The AHI1 protein includes a SH3 domain, a coiled-coil domain, and 6 WD40 repeats. The AHI1 mutations occurred in a phenotype-specific group of Joubert plus retinal abnormalities, and most of the mutations abolished all of the SH3 domain [32]. Consistent with that, we also found that the altered amino acid residue (p.E1086G) was located in the conserved SH3 domain of AHI1, suggesting its potential roles in strabismus.

Previous studies reported that approximately 15–20% of strabismus was associated with global central nervous system (CNS) defects rather than with ocular disorders [27,37,38]. Additionally, Doherty et al. found that the strabismic patients had anomalous retinal correspondence [39]. It has been suggested that the ipsilateral non-decussating projection from the temporal retina is suppressed in strabismus [40], indicating that the CNS and retina play an important role in the pathology of strabismus. Functional studies on mice showed that ahi1-null mice had defects of retinal outer segment morphogenesis and mislocalization of opsin in photoreceptors, which contributed to the loss of photoreceptors [41]. The protein encoded by AHI1 (also termed jouberin) is involved in canonical Wnt signaling. Lancaster found that ahi1-mutant mice showed cerebellar hypoplasia and the Wnt reporter activity in the developing cerebellum was decreased [42]. Wnt signaling may participate in the early development of extraocular muscles [43]. These findings suggest that our variant in AHI1 may contribute to strabismus phenotype in this Chinese pedigree.

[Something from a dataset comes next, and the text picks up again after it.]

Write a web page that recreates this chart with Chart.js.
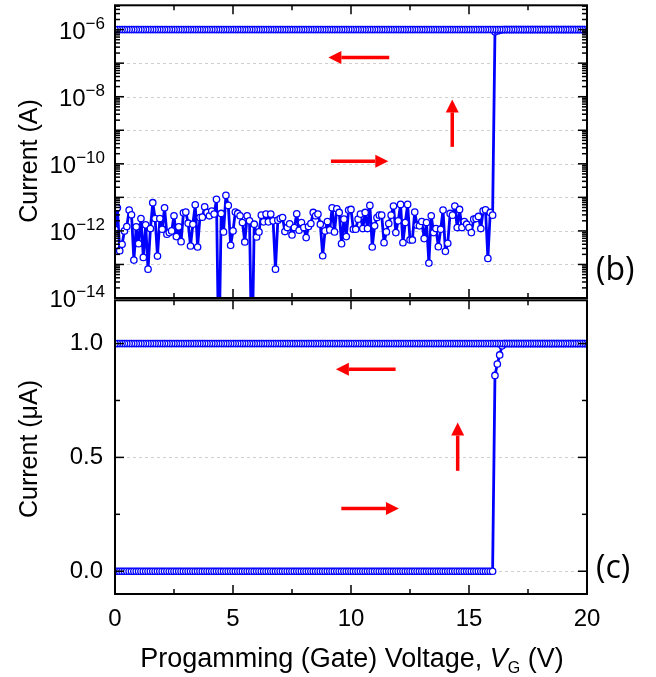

In this study, we also found another mutation in NEB gene. NEB encodes nebulin, which accounts for 3% to 4% of the total myofibrilla protein and regulates the length of actin filaments and contraction strength [44-46]. Mutations in this gene are associated with recessive nemaline myopathy [47]. It has been reported that NEB has significantly down-regulated expression in strabismic extraocular muscles compared to normal muscles [24], which further demonstrates the relationship between NEB and strabismus.

Conclusions

Our results defined 2 relevant genes, AHI1 and NEB, that may predispose to strabismus, possibly through an additive effect. Our finding revealed the high degree of genetic heterogeneity inherent in the strabismus phenotype, as demonstrated by Parikh et al. [1], who discovered that the presumptive strabismus susceptibility locus to chromosome 7p22.1 was not presented in 6 other multiplex families. We conclude that this Chinese strabismus pedigree best fits a model of autosomal recessive disease transmission. Further research is needed to better understand this disorder.